WHAT IS ASKED: Copy these lines exactly and nothing else: from the line holding "What Plotly code" to the line holding "import plotly.graph_objects as go", both lines included.

Dataset entries:
____________

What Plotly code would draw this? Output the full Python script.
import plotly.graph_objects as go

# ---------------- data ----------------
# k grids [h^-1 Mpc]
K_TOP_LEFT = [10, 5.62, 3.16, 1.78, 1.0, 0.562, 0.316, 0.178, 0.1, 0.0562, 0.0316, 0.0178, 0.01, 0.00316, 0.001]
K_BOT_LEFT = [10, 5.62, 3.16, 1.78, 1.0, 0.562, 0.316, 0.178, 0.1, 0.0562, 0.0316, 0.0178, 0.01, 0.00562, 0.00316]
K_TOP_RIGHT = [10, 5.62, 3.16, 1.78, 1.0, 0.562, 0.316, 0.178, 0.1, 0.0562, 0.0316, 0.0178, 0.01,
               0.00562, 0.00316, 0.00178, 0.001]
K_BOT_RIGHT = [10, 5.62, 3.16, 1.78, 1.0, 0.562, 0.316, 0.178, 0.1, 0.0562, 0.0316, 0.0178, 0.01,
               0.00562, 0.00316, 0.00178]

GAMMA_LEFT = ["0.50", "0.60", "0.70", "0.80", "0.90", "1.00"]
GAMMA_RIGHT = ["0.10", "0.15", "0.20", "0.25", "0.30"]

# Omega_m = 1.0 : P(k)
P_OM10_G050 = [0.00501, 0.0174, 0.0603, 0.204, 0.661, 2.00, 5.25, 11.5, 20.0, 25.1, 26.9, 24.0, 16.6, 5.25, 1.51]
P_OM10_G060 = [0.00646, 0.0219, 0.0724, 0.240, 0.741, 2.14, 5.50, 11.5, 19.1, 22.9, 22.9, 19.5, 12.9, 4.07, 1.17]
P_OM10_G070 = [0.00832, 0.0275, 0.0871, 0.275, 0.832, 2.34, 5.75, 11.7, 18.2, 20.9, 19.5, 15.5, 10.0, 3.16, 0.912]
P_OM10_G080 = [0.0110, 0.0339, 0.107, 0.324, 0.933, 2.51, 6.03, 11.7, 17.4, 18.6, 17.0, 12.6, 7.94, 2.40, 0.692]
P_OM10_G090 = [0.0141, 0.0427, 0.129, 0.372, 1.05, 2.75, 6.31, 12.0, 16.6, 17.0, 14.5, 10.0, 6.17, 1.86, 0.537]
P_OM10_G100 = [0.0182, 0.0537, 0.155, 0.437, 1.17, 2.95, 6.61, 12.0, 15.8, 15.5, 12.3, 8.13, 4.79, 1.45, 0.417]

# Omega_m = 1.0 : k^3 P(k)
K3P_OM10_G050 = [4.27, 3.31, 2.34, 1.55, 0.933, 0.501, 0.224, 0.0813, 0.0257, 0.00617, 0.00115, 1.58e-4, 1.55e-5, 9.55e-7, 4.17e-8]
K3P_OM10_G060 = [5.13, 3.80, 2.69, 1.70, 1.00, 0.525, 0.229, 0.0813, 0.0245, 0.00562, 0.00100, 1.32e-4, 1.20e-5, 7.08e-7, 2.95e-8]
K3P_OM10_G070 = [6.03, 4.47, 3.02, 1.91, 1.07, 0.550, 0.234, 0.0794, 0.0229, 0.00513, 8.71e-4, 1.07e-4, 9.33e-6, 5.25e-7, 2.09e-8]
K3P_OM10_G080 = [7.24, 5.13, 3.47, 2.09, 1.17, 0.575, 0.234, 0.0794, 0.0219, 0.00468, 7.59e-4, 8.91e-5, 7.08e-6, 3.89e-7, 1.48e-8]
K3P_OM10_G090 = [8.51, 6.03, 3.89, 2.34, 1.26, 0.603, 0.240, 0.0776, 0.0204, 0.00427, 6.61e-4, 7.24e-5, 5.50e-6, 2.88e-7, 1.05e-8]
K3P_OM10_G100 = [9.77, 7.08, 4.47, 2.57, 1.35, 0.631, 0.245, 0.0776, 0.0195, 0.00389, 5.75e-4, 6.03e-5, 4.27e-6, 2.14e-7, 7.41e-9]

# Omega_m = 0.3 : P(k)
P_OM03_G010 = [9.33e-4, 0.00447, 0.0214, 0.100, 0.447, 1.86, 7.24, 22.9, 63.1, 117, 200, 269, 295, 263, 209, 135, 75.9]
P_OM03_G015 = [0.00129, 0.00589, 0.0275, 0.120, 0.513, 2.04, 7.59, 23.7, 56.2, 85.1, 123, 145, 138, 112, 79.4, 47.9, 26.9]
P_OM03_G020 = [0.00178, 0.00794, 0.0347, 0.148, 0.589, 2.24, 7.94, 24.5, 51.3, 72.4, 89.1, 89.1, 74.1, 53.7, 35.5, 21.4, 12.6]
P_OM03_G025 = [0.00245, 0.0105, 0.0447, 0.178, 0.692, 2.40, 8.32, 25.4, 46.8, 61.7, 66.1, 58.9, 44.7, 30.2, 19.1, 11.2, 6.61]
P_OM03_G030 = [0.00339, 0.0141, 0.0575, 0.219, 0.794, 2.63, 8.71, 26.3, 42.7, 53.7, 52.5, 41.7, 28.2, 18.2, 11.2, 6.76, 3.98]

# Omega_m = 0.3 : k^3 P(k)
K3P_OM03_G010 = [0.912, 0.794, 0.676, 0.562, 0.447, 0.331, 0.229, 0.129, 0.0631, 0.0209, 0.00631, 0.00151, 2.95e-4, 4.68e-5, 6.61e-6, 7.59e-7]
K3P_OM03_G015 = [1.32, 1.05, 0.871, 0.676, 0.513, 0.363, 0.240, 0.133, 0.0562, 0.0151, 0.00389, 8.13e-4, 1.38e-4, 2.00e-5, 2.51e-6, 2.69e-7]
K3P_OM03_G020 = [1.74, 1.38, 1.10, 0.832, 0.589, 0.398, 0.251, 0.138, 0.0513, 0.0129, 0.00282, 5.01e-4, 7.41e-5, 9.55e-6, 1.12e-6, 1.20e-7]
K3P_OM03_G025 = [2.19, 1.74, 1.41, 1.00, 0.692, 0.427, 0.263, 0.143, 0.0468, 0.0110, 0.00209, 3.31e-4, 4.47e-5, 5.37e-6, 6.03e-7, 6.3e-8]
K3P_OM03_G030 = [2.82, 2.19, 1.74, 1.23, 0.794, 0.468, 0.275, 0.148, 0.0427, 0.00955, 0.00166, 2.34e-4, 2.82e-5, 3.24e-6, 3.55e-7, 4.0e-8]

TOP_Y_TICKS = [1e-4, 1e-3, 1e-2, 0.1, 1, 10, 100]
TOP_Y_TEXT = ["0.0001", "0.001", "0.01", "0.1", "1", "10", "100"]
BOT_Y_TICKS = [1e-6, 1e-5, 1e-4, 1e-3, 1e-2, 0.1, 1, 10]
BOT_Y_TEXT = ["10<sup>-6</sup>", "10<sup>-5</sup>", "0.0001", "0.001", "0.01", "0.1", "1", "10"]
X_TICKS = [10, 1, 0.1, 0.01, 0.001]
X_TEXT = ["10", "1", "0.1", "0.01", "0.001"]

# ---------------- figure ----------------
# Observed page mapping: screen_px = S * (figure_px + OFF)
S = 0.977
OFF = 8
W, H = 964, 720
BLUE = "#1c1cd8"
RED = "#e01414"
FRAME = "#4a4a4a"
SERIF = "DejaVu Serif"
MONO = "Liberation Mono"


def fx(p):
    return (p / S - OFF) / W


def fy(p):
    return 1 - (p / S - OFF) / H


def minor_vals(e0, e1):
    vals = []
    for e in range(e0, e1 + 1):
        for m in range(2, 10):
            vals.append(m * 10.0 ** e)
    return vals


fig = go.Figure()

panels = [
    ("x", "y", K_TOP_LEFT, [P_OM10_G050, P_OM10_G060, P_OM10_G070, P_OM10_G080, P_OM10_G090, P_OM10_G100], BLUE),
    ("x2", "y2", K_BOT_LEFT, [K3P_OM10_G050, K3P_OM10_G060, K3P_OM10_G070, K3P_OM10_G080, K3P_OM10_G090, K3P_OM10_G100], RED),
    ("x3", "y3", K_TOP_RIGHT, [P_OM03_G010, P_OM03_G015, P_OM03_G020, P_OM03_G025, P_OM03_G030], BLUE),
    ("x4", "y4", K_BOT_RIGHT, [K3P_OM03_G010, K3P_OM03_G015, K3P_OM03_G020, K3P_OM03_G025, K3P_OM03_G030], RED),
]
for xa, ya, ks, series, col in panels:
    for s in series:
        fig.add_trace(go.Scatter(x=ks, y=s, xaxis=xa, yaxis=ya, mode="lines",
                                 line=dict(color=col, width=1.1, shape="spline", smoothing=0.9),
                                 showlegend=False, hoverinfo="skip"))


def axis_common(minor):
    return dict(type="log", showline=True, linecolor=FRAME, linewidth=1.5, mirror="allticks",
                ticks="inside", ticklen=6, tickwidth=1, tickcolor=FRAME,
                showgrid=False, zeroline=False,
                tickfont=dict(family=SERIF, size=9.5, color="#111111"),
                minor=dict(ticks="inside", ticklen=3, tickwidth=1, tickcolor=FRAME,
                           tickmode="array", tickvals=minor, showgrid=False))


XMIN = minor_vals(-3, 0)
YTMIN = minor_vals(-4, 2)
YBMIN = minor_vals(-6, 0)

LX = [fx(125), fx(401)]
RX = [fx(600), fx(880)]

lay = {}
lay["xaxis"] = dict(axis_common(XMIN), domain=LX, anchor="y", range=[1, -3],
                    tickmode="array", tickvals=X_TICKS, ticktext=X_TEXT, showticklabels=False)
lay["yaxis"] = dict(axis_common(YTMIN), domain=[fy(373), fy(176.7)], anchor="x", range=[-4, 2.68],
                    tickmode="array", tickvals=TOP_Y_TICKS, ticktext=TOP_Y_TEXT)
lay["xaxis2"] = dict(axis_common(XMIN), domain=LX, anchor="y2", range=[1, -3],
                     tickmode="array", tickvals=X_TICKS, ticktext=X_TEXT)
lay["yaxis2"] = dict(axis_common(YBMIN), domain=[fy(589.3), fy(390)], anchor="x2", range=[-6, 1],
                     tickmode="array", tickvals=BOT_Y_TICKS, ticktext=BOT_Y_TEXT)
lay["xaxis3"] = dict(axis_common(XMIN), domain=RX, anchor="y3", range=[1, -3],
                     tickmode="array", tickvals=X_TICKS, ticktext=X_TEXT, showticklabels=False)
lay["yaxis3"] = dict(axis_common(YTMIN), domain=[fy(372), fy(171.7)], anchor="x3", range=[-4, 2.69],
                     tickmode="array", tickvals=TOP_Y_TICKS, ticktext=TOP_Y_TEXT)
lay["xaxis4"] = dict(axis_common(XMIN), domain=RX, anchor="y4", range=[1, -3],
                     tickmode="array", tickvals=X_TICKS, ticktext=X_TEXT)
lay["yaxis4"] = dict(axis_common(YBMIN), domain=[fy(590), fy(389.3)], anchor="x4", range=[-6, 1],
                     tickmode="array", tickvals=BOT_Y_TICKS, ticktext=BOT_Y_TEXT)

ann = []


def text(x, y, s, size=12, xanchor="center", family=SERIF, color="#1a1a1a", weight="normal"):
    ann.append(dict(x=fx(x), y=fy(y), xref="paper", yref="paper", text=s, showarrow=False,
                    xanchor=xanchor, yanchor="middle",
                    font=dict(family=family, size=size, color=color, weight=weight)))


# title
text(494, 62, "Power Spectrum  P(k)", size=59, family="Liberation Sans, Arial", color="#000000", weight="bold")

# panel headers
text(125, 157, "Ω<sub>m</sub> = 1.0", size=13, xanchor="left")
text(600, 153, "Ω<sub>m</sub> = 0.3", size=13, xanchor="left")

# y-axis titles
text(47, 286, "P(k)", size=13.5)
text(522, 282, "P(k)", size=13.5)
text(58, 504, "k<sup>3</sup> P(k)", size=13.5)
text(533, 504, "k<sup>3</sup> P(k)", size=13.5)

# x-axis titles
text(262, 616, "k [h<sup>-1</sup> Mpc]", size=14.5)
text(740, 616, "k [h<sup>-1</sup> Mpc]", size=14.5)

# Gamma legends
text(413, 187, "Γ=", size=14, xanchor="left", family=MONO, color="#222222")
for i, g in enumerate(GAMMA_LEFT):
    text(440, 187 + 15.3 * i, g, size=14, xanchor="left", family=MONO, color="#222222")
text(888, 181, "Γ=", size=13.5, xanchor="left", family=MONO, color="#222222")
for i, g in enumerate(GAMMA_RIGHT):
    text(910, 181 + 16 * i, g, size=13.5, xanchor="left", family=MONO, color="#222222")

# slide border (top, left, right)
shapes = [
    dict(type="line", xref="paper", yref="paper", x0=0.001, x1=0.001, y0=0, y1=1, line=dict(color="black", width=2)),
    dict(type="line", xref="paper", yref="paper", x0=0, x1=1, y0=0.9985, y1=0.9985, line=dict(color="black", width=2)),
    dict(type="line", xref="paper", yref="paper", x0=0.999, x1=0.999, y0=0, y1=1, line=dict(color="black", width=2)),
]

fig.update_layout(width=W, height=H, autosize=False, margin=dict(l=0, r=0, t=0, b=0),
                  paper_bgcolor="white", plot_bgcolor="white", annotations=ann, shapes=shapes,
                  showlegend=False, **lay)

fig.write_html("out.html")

____________

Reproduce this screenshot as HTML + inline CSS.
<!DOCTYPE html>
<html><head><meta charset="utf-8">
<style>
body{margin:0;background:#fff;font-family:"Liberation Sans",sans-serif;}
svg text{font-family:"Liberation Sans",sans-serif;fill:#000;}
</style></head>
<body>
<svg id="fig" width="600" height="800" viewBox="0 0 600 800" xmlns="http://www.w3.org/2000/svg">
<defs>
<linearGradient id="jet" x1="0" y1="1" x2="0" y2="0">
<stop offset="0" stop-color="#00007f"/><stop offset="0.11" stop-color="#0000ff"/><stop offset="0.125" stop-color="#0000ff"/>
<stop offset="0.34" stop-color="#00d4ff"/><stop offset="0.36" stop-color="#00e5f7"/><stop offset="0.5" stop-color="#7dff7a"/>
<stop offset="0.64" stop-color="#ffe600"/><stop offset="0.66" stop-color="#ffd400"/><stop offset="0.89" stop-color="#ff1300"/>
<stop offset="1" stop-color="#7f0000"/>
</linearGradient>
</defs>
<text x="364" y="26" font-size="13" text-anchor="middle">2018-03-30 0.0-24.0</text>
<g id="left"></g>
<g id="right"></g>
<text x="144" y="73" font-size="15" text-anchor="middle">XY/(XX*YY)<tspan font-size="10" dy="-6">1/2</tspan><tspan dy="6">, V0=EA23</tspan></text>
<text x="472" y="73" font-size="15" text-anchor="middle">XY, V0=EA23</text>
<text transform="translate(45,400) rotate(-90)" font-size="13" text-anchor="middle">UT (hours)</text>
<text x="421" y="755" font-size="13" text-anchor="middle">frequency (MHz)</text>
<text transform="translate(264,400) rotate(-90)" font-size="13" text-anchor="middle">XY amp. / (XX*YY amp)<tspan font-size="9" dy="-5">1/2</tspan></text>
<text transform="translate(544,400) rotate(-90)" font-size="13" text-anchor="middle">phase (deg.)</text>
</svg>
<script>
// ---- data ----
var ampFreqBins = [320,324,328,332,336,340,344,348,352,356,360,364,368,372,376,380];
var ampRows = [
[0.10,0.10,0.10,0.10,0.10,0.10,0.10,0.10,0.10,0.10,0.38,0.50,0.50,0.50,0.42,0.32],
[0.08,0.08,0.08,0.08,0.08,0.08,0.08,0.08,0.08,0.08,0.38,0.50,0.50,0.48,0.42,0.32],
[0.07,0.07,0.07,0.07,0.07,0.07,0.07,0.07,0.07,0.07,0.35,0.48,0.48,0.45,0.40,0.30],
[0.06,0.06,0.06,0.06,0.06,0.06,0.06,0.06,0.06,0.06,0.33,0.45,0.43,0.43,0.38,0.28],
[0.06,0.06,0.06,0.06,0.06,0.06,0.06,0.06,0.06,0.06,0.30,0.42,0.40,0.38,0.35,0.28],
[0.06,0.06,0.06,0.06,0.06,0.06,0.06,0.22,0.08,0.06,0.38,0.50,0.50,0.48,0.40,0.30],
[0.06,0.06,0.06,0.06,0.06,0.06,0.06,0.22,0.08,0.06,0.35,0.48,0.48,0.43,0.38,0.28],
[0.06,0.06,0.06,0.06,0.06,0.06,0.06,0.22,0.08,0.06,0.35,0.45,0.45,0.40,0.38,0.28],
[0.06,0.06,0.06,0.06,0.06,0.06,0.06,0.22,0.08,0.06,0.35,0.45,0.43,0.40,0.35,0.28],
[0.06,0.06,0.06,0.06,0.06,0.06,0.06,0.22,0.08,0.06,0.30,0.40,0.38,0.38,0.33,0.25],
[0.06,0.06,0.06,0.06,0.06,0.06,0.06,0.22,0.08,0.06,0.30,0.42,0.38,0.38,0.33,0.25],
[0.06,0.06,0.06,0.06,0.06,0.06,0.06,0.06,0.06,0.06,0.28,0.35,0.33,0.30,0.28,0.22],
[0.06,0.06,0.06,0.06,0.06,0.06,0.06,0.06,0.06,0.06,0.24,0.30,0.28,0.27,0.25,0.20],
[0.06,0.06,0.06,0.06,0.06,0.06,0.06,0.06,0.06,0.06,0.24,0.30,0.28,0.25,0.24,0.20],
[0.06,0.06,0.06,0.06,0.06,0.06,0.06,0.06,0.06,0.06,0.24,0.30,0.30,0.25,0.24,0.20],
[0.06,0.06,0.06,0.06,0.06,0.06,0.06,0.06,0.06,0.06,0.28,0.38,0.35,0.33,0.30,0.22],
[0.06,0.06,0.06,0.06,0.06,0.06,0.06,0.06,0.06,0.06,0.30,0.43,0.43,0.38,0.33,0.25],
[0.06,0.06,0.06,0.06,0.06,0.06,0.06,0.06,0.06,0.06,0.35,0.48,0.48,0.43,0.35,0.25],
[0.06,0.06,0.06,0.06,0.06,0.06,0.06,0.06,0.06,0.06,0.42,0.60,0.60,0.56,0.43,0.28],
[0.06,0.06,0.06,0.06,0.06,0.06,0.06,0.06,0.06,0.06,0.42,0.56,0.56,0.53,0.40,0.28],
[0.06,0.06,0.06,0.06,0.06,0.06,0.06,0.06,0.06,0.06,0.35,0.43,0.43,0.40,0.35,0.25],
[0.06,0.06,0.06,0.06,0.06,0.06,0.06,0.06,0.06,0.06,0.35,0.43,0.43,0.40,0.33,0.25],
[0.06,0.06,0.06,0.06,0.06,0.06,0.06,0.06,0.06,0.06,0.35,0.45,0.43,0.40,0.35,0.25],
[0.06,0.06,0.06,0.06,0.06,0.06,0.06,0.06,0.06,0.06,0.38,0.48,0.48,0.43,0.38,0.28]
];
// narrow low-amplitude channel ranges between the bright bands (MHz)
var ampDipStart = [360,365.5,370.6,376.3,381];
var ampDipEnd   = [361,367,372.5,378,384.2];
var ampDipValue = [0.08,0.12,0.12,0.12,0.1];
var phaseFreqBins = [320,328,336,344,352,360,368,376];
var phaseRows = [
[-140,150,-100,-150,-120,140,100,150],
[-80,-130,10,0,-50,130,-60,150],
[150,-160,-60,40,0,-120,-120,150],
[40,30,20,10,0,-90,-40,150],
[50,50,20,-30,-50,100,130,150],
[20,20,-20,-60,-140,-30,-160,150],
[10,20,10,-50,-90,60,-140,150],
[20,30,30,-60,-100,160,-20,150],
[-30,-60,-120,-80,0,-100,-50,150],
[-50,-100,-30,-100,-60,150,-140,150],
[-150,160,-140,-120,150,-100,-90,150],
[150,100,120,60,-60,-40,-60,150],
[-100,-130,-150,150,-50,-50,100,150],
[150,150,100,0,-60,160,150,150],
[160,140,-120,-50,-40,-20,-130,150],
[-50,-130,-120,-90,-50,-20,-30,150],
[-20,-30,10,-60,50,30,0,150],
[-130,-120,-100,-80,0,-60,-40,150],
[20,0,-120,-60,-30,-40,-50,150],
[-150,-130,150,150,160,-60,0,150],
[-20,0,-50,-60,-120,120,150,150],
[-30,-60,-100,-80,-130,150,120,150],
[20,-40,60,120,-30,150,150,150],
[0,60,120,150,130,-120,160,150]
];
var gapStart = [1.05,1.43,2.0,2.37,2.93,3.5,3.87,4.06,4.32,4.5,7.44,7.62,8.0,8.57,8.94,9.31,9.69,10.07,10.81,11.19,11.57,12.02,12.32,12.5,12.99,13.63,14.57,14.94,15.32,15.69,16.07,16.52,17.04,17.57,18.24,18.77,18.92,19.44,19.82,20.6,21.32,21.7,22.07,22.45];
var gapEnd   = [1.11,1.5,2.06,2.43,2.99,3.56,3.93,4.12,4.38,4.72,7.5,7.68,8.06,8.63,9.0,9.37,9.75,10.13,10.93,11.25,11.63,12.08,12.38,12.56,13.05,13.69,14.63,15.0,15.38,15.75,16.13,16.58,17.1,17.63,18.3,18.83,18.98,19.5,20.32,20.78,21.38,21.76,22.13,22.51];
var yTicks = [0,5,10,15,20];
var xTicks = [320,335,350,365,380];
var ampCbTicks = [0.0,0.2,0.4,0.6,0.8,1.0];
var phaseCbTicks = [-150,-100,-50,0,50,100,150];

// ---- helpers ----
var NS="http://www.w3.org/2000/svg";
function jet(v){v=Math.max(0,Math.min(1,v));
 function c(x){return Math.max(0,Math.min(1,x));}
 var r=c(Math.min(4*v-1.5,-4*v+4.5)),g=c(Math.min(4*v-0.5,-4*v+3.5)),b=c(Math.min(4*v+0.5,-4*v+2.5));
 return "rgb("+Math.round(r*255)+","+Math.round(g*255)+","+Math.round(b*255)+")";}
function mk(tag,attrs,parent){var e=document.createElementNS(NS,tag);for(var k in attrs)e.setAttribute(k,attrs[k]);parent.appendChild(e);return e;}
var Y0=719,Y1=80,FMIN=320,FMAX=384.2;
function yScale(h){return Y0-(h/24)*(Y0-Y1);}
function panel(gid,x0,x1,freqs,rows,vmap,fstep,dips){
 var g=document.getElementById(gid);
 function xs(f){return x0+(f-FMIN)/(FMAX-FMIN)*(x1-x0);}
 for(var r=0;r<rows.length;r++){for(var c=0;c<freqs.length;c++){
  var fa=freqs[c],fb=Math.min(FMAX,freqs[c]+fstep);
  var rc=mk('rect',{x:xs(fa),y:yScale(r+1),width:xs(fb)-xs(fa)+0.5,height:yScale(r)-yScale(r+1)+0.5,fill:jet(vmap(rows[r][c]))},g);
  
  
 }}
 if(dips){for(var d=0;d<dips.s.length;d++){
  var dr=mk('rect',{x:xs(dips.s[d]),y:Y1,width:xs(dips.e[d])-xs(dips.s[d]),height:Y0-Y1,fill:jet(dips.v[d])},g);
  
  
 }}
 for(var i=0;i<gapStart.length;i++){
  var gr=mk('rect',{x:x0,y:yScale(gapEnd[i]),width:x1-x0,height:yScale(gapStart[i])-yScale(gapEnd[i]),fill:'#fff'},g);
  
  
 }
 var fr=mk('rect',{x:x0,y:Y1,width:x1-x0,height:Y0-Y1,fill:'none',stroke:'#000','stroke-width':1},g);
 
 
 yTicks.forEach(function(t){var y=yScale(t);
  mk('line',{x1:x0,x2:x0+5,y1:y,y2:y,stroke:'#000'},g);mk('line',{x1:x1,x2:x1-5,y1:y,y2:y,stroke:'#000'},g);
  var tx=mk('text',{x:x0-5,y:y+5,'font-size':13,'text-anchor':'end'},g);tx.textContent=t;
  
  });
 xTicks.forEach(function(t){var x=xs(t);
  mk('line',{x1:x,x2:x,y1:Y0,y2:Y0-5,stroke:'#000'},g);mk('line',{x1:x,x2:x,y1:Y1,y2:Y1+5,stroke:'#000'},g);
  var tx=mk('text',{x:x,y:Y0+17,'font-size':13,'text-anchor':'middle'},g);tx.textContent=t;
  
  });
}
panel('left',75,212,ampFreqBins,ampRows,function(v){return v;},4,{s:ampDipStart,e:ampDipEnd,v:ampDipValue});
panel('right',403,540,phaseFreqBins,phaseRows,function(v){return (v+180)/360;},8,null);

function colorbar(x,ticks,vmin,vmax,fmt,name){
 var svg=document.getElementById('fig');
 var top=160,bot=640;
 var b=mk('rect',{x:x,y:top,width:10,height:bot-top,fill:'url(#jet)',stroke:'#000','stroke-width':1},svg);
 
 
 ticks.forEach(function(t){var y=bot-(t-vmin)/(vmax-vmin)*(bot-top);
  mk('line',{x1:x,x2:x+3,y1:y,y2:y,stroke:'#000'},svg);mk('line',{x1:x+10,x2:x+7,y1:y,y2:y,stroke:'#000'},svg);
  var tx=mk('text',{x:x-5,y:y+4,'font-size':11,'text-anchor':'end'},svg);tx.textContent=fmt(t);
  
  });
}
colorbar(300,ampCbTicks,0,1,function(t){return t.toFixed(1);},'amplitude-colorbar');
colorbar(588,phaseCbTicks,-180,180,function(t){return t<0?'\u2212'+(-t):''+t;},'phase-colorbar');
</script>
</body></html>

____________

WRITTEN ANSWER:
What Plotly code would draw this? Output the full Python script.
import plotly.graph_objects as go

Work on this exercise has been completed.